[Figure scripts]
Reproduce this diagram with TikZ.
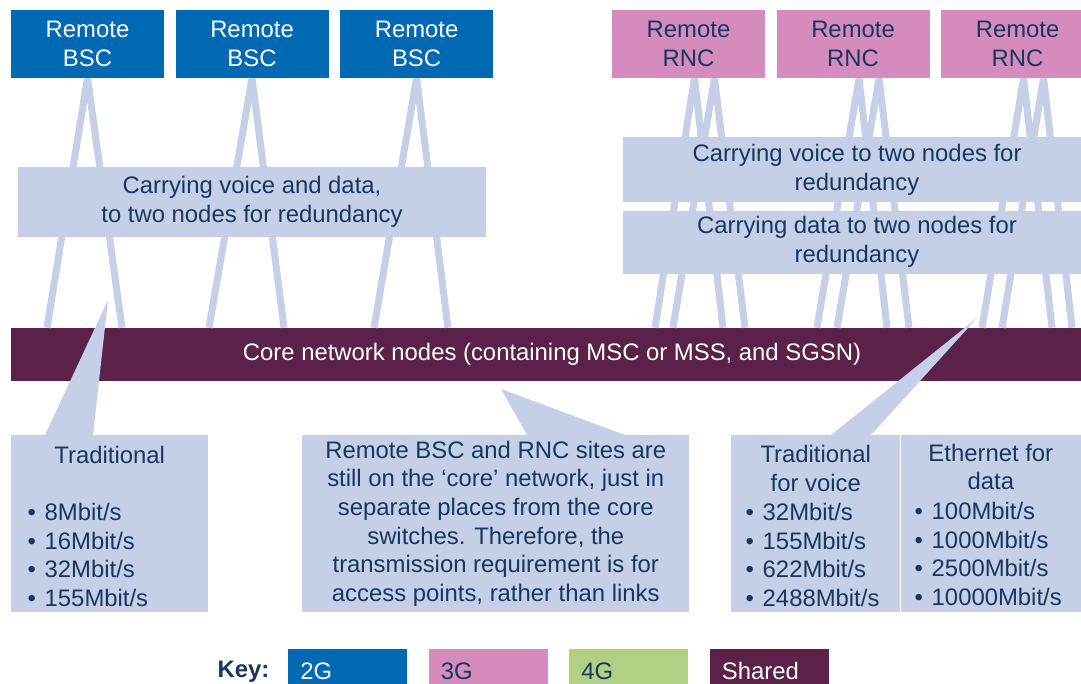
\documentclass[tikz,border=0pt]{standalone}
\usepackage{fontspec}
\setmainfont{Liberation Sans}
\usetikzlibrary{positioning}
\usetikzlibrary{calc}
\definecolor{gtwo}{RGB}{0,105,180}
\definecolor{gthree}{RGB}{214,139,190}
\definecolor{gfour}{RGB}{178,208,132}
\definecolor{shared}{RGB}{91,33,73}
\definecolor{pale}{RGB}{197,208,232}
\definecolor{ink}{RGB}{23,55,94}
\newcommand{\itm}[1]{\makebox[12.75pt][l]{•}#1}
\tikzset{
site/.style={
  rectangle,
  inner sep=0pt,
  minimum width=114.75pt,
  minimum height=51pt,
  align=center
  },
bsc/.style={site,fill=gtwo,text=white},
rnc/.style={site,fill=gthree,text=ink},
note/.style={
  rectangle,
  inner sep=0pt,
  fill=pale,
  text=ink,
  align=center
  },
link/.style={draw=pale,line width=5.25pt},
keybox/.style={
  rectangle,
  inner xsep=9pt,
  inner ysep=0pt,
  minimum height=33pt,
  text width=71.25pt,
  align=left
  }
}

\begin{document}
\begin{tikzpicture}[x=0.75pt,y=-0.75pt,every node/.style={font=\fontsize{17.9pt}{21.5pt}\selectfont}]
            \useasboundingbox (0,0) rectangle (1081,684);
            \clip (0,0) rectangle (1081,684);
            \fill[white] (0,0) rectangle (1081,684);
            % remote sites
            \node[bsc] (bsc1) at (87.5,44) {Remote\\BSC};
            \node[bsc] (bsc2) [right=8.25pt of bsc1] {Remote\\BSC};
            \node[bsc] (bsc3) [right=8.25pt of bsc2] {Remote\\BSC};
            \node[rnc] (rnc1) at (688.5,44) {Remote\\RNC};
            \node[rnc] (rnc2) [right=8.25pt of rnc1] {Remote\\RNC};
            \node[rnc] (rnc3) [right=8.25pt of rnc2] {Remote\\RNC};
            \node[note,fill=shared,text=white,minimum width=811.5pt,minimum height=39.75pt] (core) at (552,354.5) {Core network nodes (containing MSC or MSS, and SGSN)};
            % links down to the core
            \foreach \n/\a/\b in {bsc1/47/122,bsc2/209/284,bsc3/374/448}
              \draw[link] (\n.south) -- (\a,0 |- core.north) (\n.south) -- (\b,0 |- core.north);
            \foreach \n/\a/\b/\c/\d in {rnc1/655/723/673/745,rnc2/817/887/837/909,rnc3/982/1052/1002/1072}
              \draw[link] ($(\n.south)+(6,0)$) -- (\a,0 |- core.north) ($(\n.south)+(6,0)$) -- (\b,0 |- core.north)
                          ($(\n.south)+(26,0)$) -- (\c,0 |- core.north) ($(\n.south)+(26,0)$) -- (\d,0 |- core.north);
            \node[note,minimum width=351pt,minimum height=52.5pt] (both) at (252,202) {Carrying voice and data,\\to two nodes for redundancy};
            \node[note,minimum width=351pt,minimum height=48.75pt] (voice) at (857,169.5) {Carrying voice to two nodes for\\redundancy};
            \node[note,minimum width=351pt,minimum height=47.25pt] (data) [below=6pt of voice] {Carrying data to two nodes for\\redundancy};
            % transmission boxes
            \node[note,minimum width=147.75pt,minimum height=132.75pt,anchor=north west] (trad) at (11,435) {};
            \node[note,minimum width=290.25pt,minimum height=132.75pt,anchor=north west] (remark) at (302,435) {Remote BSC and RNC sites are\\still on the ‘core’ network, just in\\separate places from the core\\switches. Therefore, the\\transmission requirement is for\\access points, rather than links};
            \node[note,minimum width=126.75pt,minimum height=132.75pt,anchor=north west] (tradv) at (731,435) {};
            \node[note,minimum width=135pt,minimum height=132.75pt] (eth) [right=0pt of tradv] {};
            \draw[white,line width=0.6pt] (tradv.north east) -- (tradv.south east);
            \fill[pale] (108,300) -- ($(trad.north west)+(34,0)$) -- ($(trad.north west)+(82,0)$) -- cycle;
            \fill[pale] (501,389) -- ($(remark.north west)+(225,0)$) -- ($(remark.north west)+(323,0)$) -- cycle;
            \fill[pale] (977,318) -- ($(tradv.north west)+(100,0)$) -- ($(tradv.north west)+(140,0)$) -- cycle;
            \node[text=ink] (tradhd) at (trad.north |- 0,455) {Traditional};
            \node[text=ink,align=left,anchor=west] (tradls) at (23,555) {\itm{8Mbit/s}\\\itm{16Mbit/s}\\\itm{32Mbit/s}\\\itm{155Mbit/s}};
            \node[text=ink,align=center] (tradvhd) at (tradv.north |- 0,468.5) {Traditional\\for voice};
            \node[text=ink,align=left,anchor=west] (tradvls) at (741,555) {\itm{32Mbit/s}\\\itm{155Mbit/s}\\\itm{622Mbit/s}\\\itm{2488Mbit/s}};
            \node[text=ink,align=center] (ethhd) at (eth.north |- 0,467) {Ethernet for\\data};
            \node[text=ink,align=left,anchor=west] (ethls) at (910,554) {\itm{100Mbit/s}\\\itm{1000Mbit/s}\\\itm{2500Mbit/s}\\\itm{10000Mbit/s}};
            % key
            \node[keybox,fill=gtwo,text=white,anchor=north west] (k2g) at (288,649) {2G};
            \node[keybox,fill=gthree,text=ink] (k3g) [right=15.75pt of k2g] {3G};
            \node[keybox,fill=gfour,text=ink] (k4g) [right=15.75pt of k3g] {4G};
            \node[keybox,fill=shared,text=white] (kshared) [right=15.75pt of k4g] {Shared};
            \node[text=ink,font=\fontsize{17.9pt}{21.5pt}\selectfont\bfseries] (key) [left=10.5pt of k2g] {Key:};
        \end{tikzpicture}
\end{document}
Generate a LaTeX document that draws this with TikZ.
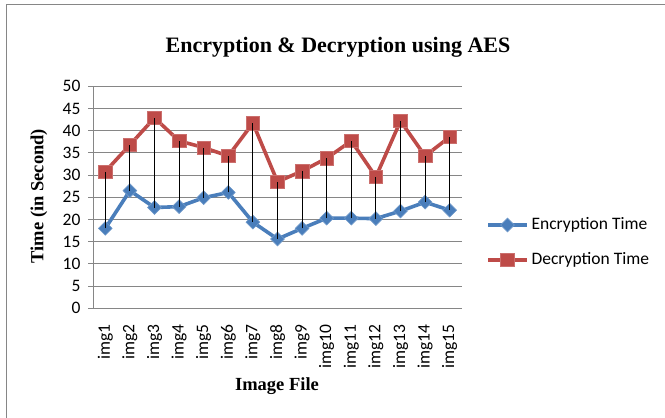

> _GIVEN REQUEST_: Restate every record exactly, please; do not copy the pictures.

> _TASK RESPONSE_:
Reproduce this diagram with TikZ.
\documentclass[tikz,border=0pt]{standalone}
\usepackage{fontspec}
\setmainfont{Liberation Sans}
\usetikzlibrary{positioning}
\usetikzlibrary{calc}
\definecolor{gtwo}{RGB}{0,105,180}
\definecolor{gthree}{RGB}{214,139,190}
\definecolor{gfour}{RGB}{178,208,132}
\definecolor{shared}{RGB}{91,33,73}
\definecolor{pale}{RGB}{197,208,232}
\definecolor{ink}{RGB}{23,55,94}
\newcommand{\itm}[1]{\makebox[12.75pt][l]{•}#1}
\tikzset{
site/.style={
  rectangle,
  inner sep=0pt,
  minimum width=114.75pt,
  minimum height=51pt,
  align=center
  },
bsc/.style={site,fill=gtwo,text=white},
rnc/.style={site,fill=gthree,text=ink},
note/.style={
  rectangle,
  inner sep=0pt,
  fill=pale,
  text=ink,
  align=center
  },
link/.style={draw=pale,line width=5.25pt},
keybox/.style={
  rectangle,
  inner xsep=9pt,
  inner ysep=0pt,
  minimum height=33pt,
  text width=71.25pt,
  align=left
  }
}

\begin{document}
\begin{tikzpicture}[x=0.75pt,y=-0.75pt,every node/.style={font=\fontsize{17.9pt}{21.5pt}\selectfont}]
            \useasboundingbox (0,0) rectangle (1081,684);
            \clip (0,0) rectangle (1081,684);
            \fill[white] (0,0) rectangle (1081,684);
            % remote sites
            \node[bsc] (bsc1) at (87.5,44) {Remote\\BSC};
            \node[bsc] (bsc2) [right=8.25pt of bsc1] {Remote\\BSC};
            \node[bsc] (bsc3) [right=8.25pt of bsc2] {Remote\\BSC};
            \node[rnc] (rnc1) at (688.5,44) {Remote\\RNC};
            \node[rnc] (rnc2) [right=8.25pt of rnc1] {Remote\\RNC};
            \node[rnc] (rnc3) [right=8.25pt of rnc2] {Remote\\RNC};
            \node[note,fill=shared,text=white,minimum width=811.5pt,minimum height=39.75pt] (core) at (552,354.5) {Core network nodes (containing MSC or MSS, and SGSN)};
            % links down to the core
            \foreach \n/\a/\b in {bsc1/47/122,bsc2/209/284,bsc3/374/448}
              \draw[link] (\n.south) -- (\a,0 |- core.north) (\n.south) -- (\b,0 |- core.north);
            \foreach \n/\a/\b/\c/\d in {rnc1/655/723/673/745,rnc2/817/887/837/909,rnc3/982/1052/1002/1072}
              \draw[link] ($(\n.south)+(6,0)$) -- (\a,0 |- core.north) ($(\n.south)+(6,0)$) -- (\b,0 |- core.north)
                          ($(\n.south)+(26,0)$) -- (\c,0 |- core.north) ($(\n.south)+(26,0)$) -- (\d,0 |- core.north);
            \node[note,minimum width=351pt,minimum height=52.5pt] (both) at (252,202) {Carrying voice and data,\\to two nodes for redundancy};
            \node[note,minimum width=351pt,minimum height=48.75pt] (voice) at (857,169.5) {Carrying voice to two nodes for\\redundancy};
            \node[note,minimum width=351pt,minimum height=47.25pt] (data) [below=6pt of voice] {Carrying data to two nodes for\\redundancy};
            % transmission boxes
            \node[note,minimum width=147.75pt,minimum height=132.75pt,anchor=north west] (trad) at (11,435) {};
            \node[note,minimum width=290.25pt,minimum height=132.75pt,anchor=north west] (remark) at (302,435) {Remote BSC and RNC sites are\\still on the ‘core’ network, just in\\separate places from the core\\switches. Therefore, the\\transmission requirement is for\\access points, rather than links};
            \node[note,minimum width=126.75pt,minimum height=132.75pt,anchor=north west] (tradv) at (731,435) {};
            \node[note,minimum width=135pt,minimum height=132.75pt] (eth) [right=0pt of tradv] {};
            \draw[white,line width=0.6pt] (tradv.north east) -- (tradv.south east);
            \fill[pale] (108,300) -- ($(trad.north west)+(34,0)$) -- ($(trad.north west)+(82,0)$) -- cycle;
            \fill[pale] (501,389) -- ($(remark.north west)+(225,0)$) -- ($(remark.north west)+(323,0)$) -- cycle;
            \fill[pale] (977,318) -- ($(tradv.north west)+(100,0)$) -- ($(tradv.north west)+(140,0)$) -- cycle;
            \node[text=ink] (tradhd) at (trad.north |- 0,455) {Traditional};
            \node[text=ink,align=left,anchor=west] (tradls) at (23,555) {\itm{8Mbit/s}\\\itm{16Mbit/s}\\\itm{32Mbit/s}\\\itm{155Mbit/s}};
            \node[text=ink,align=center] (tradvhd) at (tradv.north |- 0,468.5) {Traditional\\for voice};
            \node[text=ink,align=left,anchor=west] (tradvls) at (741,555) {\itm{32Mbit/s}\\\itm{155Mbit/s}\\\itm{622Mbit/s}\\\itm{2488Mbit/s}};
            \node[text=ink,align=center] (ethhd) at (eth.north |- 0,467) {Ethernet for\\data};
            \node[text=ink,align=left,anchor=west] (ethls) at (910,554) {\itm{100Mbit/s}\\\itm{1000Mbit/s}\\\itm{2500Mbit/s}\\\itm{10000Mbit/s}};
            % key
            \node[keybox,fill=gtwo,text=white,anchor=north west] (k2g) at (288,649) {2G};
            \node[keybox,fill=gthree,text=ink] (k3g) [right=15.75pt of k2g] {3G};
            \node[keybox,fill=gfour,text=ink] (k4g) [right=15.75pt of k3g] {4G};
            \node[keybox,fill=shared,text=white] (kshared) [right=15.75pt of k4g] {Shared};
            \node[text=ink,font=\fontsize{17.9pt}{21.5pt}\selectfont\bfseries] (key) [left=10.5pt of k2g] {Key:};
        \end{tikzpicture}
\end{document}
Generate a LaTeX document that draws this with TikZ.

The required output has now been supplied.